:: Data lines

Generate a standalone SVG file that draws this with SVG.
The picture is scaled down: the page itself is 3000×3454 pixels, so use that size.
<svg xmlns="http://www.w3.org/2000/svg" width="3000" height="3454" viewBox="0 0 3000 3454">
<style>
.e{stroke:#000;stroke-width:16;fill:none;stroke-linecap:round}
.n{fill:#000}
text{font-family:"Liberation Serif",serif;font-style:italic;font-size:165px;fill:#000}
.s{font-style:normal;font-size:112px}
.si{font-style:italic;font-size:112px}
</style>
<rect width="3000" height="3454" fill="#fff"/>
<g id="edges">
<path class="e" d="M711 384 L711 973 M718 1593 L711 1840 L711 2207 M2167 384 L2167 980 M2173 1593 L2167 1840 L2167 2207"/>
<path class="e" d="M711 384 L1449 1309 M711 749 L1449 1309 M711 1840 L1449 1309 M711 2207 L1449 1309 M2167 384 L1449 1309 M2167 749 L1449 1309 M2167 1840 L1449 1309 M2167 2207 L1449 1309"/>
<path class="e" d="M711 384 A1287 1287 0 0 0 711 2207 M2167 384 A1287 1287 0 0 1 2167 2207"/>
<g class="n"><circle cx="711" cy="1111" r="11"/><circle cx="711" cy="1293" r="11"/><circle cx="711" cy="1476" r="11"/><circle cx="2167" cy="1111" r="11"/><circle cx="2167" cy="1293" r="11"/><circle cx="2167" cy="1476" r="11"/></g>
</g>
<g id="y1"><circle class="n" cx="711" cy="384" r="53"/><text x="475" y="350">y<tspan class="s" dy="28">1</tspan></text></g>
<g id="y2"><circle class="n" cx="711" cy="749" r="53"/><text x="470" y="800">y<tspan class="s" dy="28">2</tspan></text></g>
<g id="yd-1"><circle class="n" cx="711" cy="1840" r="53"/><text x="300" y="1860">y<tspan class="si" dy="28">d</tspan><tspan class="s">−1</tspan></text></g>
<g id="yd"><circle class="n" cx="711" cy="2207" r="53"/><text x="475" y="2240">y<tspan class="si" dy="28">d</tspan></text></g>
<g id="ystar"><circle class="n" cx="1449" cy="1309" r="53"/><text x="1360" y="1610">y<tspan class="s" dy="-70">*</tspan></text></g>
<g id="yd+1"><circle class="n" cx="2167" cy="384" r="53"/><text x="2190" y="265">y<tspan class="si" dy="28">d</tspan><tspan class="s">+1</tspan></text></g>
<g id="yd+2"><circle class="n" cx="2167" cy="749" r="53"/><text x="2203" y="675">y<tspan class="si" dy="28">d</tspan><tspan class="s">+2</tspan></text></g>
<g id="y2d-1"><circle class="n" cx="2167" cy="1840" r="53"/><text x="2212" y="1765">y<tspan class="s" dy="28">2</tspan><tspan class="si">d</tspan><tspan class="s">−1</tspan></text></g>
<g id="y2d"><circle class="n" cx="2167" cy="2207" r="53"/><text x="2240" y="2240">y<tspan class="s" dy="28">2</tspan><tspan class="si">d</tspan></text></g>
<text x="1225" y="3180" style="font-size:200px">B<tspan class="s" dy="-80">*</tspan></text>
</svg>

::::

_What you will do_
Return the listing above in full, character for character.

_Exercise answer_
Generate a standalone SVG file that draws this with SVG.
The picture is scaled down: the page itself is 3000×3454 pixels, so use that size.
<svg xmlns="http://www.w3.org/2000/svg" width="3000" height="3454" viewBox="0 0 3000 3454">
<style>
.e{stroke:#000;stroke-width:16;fill:none;stroke-linecap:round}
.n{fill:#000}
text{font-family:"Liberation Serif",serif;font-style:italic;font-size:165px;fill:#000}
.s{font-style:normal;font-size:112px}
.si{font-style:italic;font-size:112px}
</style>
<rect width="3000" height="3454" fill="#fff"/>
<g id="edges">
<path class="e" d="M711 384 L711 973 M718 1593 L711 1840 L711 2207 M2167 384 L2167 980 M2173 1593 L2167 1840 L2167 2207"/>
<path class="e" d="M711 384 L1449 1309 M711 749 L1449 1309 M711 1840 L1449 1309 M711 2207 L1449 1309 M2167 384 L1449 1309 M2167 749 L1449 1309 M2167 1840 L1449 1309 M2167 2207 L1449 1309"/>
<path class="e" d="M711 384 A1287 1287 0 0 0 711 2207 M2167 384 A1287 1287 0 0 1 2167 2207"/>
<g class="n"><circle cx="711" cy="1111" r="11"/><circle cx="711" cy="1293" r="11"/><circle cx="711" cy="1476" r="11"/><circle cx="2167" cy="1111" r="11"/><circle cx="2167" cy="1293" r="11"/><circle cx="2167" cy="1476" r="11"/></g>
</g>
<g id="y1"><circle class="n" cx="711" cy="384" r="53"/><text x="475" y="350">y<tspan class="s" dy="28">1</tspan></text></g>
<g id="y2"><circle class="n" cx="711" cy="749" r="53"/><text x="470" y="800">y<tspan class="s" dy="28">2</tspan></text></g>
<g id="yd-1"><circle class="n" cx="711" cy="1840" r="53"/><text x="300" y="1860">y<tspan class="si" dy="28">d</tspan><tspan class="s">−1</tspan></text></g>
<g id="yd"><circle class="n" cx="711" cy="2207" r="53"/><text x="475" y="2240">y<tspan class="si" dy="28">d</tspan></text></g>
<g id="ystar"><circle class="n" cx="1449" cy="1309" r="53"/><text x="1360" y="1610">y<tspan class="s" dy="-70">*</tspan></text></g>
<g id="yd+1"><circle class="n" cx="2167" cy="384" r="53"/><text x="2190" y="265">y<tspan class="si" dy="28">d</tspan><tspan class="s">+1</tspan></text></g>
<g id="yd+2"><circle class="n" cx="2167" cy="749" r="53"/><text x="2203" y="675">y<tspan class="si" dy="28">d</tspan><tspan class="s">+2</tspan></text></g>
<g id="y2d-1"><circle class="n" cx="2167" cy="1840" r="53"/><text x="2212" y="1765">y<tspan class="s" dy="28">2</tspan><tspan class="si">d</tspan><tspan class="s">−1</tspan></text></g>
<g id="y2d"><circle class="n" cx="2167" cy="2207" r="53"/><text x="2240" y="2240">y<tspan class="s" dy="28">2</tspan><tspan class="si">d</tspan></text></g>
<text x="1225" y="3180" style="font-size:200px">B<tspan class="s" dy="-80">*</tspan></text>
</svg>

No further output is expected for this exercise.